··· Data excerpt ···

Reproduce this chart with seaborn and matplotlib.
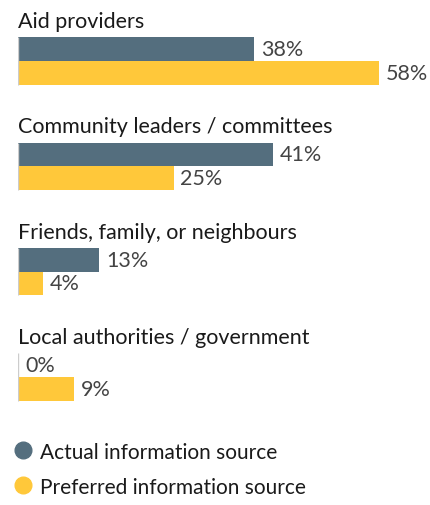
import pandas as pd
import matplotlib
matplotlib.use("Agg")
import matplotlib.pyplot as plt
import seaborn as sns
from matplotlib.lines import Line2D

# data
sources = ["Aid providers", "Community leaders / committees",
           "Friends, family, or neighbours", "Local authorities / government"]
actual = [38, 41, 13, 0]
preferred = [58, 25, 4, 9]
series_names = ["Actual information source", "Preferred information source"]

dark_blue = "#546e7e"
yellow = "#ffc83a"

sns.set_theme(style="white")
plt.rcParams["font.family"] = ["Lato", "DejaVu Sans"]

df = pd.DataFrame({
    "source": sources * 2,
    "share": actual + preferred,
    "series": [series_names[0]] * 4 + [series_names[1]] * 4,
})

fig = plt.figure(figsize=(4.30, 5.06), dpi=100)
ax = fig.add_axes([18 / 430, 0, 1 - 18 / 430, 1])

bar_w = 0.45
sns.barplot(data=df, y="source", x="share", hue="series", orient="h",
            palette=[dark_blue, yellow], width=bar_w, gap=0, dodge=True,
            legend=False, ax=ax, saturation=1, linewidth=0)

ax.set_xlim(0, 412 / 6.22)
ax.set_ylim(4.217, -0.589)
ax.axis("off")

# labels on the bars
for container in ax.containers:
    ax.bar_label(container, labels=[f"{v:.0f}%" for v in container.datavalues],
                 padding=5, fontsize=15.5, color="#444444")

for i, name in enumerate(sources):
    ax.text(0, i - 0.38, name, fontsize=15.5, color="#1a1a1a",
            ha="left", va="center")
    ax.vlines(0, i - bar_w / 2, i + bar_w / 2, color="#cccccc", lw=1)

handles = [Line2D([], [], marker="o", ls="", markersize=12, color=c)
           for c in (dark_blue, yellow)]
fig.legend(handles, series_names, loc="lower left", bbox_to_anchor=(0.005, 0.0),
           frameon=False, fontsize=15, handletextpad=0.2, labelspacing=0.72,
           borderaxespad=0, handlelength=1.2, labelcolor="#1a1a1a")

fig.savefig("out.png", dpi=100)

···

* [Exercise aim] From the first line of the listing above, repeat every line through the one holding "ax = fig.add_axes([18". Both ends count, and pictures stay out.

* [Solved exercise]
Reproduce this chart with seaborn and matplotlib.
import pandas as pd
import matplotlib
matplotlib.use("Agg")
import matplotlib.pyplot as plt
import seaborn as sns
from matplotlib.lines import Line2D

# data
sources = ["Aid providers", "Community leaders / committees",
           "Friends, family, or neighbours", "Local authorities / government"]
actual = [38, 41, 13, 0]
preferred = [58, 25, 4, 9]
series_names = ["Actual information source", "Preferred information source"]

dark_blue = "#546e7e"
yellow = "#ffc83a"

sns.set_theme(style="white")
plt.rcParams["font.family"] = ["Lato", "DejaVu Sans"]

df = pd.DataFrame({
    "source": sources * 2,
    "share": actual + preferred,
    "series": [series_names[0]] * 4 + [series_names[1]] * 4,
})

fig = plt.figure(figsize=(4.30, 5.06), dpi=100)
ax = fig.add_axes([18 / 430, 0, 1 - 18 / 430, 1])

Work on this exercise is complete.